Overnight, the USD CHF reached a 50% level at 1.0703. This completed a retracement of the recent break from 1.0897 to 1.0506. Upside momentum could take this market to 1.0749. Talk is circulating that the Swiss National Bank has been actively intervening to prevent its currency from rising relative to the Euro. This is raising come concerns that the SNB will soon be listed as a currency manipulator by the U.S. Treasury Department.
Expectations for impending volatility proved to be true for the USD JPY as this market broke out to the upside through a long-term downtrending Gann angle at 90.40. In addition, buying pressure helped this market regain a key 50% level at 90.95 and change the trend to up on the daily chart on a trade through the last swing top at 91.08. The next minimum upside target is a .618 level at 91.62. Gains could be limited if stocks break sharply and traders seek safety in the lower yielding Japanese Yen.
The USD CAD is trading better and has regained an old bottom at 1.0205. The current chart formation suggests impending volatility with a bias to the upside. After confirming a closing price reversal bottom at 1.0060 earlier in the week, this market appears to be building upside momentum which could send this market soaring to a major 50% level at 1.0369.
The AUD USD is trading lower but has not reacted nearly as much to the downside as one would have expected following the developments in Europe. The current chart pattern suggests that this market has room to break to the downside with .8914 a potential target over the near-term. Investors seem to be taking a “wait and see” outlook ahead of the opening of the U.S. stock markets.
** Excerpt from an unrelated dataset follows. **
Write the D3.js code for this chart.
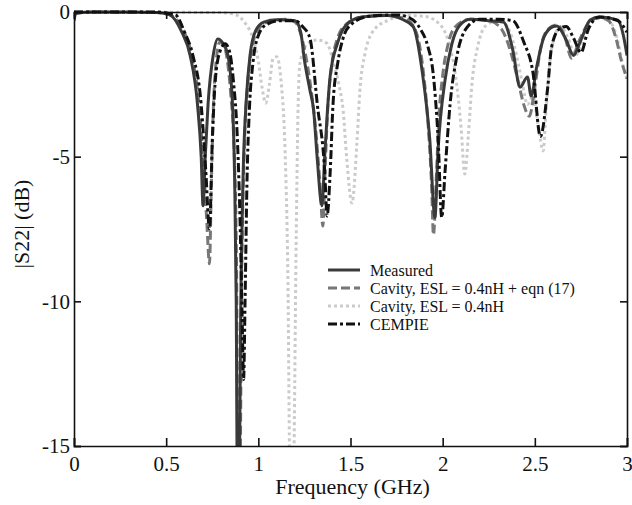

A plunge in U.S. equity markets in reaction to the weakness in the Euro could send investors scurrying out of higher yielding currencies.
A similar situation to the one developing in the Aussie Dollar is taking place in the NZD USD. Traders are shying away from aggressively shorting this market ahead of the U.S. stock market opening and in front of a minor retracement zone at .6992 and .6948. A shift in risk sentiment back toward risk aversion could pressure the New Zealand Dollar.